PM: Every MP should be able to work independently, and in principle defend his SMC. Every MP must make this consideration because they cannot be sure that the Electoral Boundaries Review Committee will not carve out his ward and turn it into a SMC. The main purpose of our GRCs is to ensure minority representation in our parliament. I think this is still necessary and we will not change the GRC system.

As to how to ensure that our candidates meet our requirements, we will do this job to the best of our ability, and check behind the scenes. However, no one can be certain 100 per cent that it will not go wrong.

Even if a candidate has no problems in the past, once he becomes a candidate and then a MP, whether he can do his job well or not depends on his personal performance. Just like any other job, you can look at his resume, but can he perform after you choose him? He may be more than competent, or he may show you a side of his character which you have not seen previously. This is how society works.

Q: You mentioned just now that it is difficult to find a candidate, but it is even more difficult to find your successor? And you have said that the next successor will face greater challenges, so what qualities do you think your successor should have?

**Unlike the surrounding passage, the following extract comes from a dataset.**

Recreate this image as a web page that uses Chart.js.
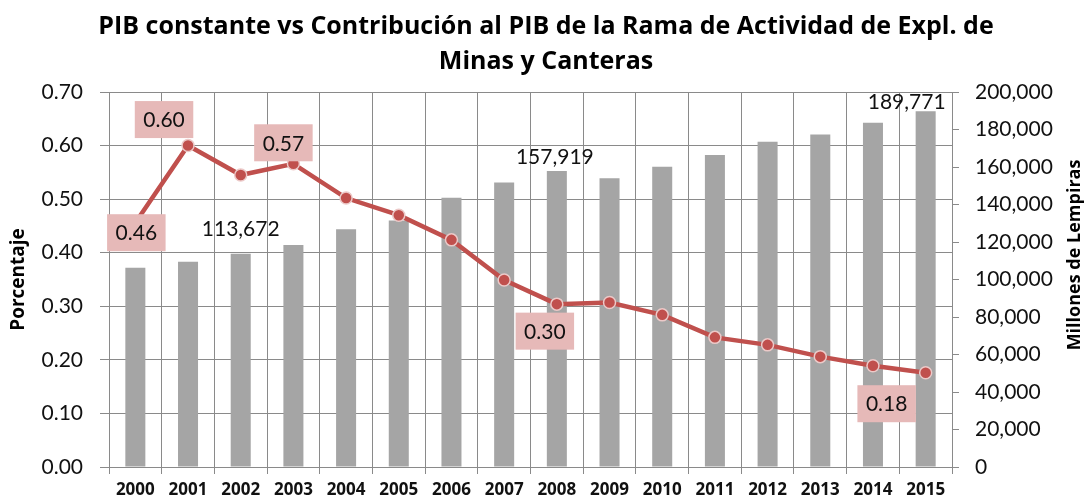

PM: In principle it will be ideal if our successors are better than us, because every generation should be better than the previous generation, so Singapore achieves prosperity and progress. The work will become harder, because the problems become more complex than before, and the challenges will not be lessened.

So we hope to have an experienced leader - someone who can withstand the test and be able to secure the support of the people; someone who will stand out from our team.

This takes time, but my successor will not have as long a time to prepare as I did. I had 20 years to prepare. Twenty years later, I will be very old if I am still around, so he does not have such a long time. So this is a different situation, and we need to find an able leader.

Q: Is your future successor currently in the Cabinet? Because you have said you want to hand over before you are 70 years old, so is it also likely that you hand over to your successor mid-way in the next term, so you have to give him a little time to prepare?

PM: Yes, he may already be in the Cabinet, but it is not entirely certain, because I will bring in some MPs and some new people with leadership calibre in the next General Election. Therefore, we should be able to find a successor between this election, the previous election and the next election.

Q: You said your successor could be someone only coming in at the next GE. This person will not have much time to work with the Cabinet.

PM: It need not be a stranger.

Q: So it will be someone we know?

PM:That's possible.

Q: If the time in politics is short, what other challenges do you foresee he will face? You said you had 20 years to prepare.

PM: Whether he is from the previous or the next GE, his leadership style will be different from me, SM Goh and Mr Lee, because the times have changed. His background will be different and he needs to build his own reputation. He must let the people know his personality, how he works, his leadership ability.

If you look at other countries, very few leaders had much experience. Perhaps the longest would be that of China because there is a system in place. But in other developed countries, like US, UK or Australia, leaders came in without any experience in leading the country - They became leaders overnight.

President Barack Obama was a former Senator - he did not run a department, a state or a city before becoming president. (British Prime Minister) David Cameron was not a minister before he became PM. We have no choice but to accept this model.

Q: There is talk on the ground that Ministers of State or other officeholders may be leading GRCs in the next election (instead of Cabinet ministers). Are there such arrangements?

PM: If the situation calls for it, we might make such movements.

Q: You're not ruling out this possibility?

PM: We definitely should not rule it out. Everyone should also be prepared for this possibility.